Headlines: February 17th, 2005

Since 2000 councils have spent some 2.5 billion pounds on eGovernment, but as yet there is little evidence of transformation in services. On the contrary, research by MORI shows a 10% decline in satisfaction with local authorities over the last three years. The Society of IT Management believes that eGovernment initiatives to date have been concerned too much with technology and too little with change, too much with improving access to services, and too little on back office efficiencies.The Society believes that the demands placed on councils by the Gershon Efficiency Review will force them to change their approach to eGovernment. Currently eGovernment is seen as a technology initiative in which the focus is on electronic service delivery and discrete projects, with limited potential savings or change. The new approach, which the Society describes as e2Government, will build the notions of efficiency and effectiveness. It will result in business transformation initiatives leading to potentially significant efficiency savings and major changes to public service operations. This will involve higher risks but higher rewards.

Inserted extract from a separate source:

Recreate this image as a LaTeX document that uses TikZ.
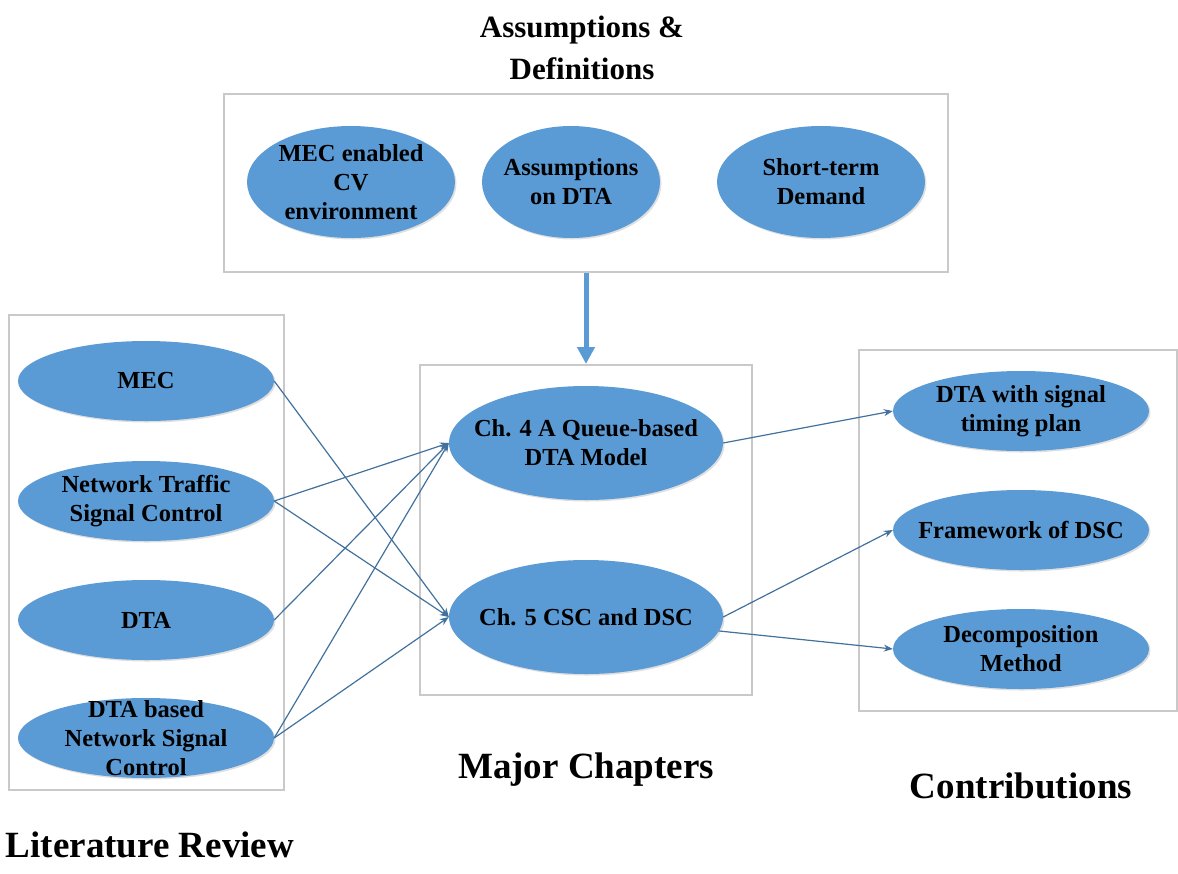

The Society argues that the potential for transformation will not be realised without strong leadership and management from the top of the organisation. Senior managers and chief executives need to understand the potential and limitations of ICT better than they do. At the same time, heads of ICT need to shed the role of supporting actor and take centre stage. For some heads of ICT taking on this role may require a shift of focus and attitude and the acquisition of new skills. Above all they will need to be driven by their organisation’s business needs to develop strategic solutions to service problems.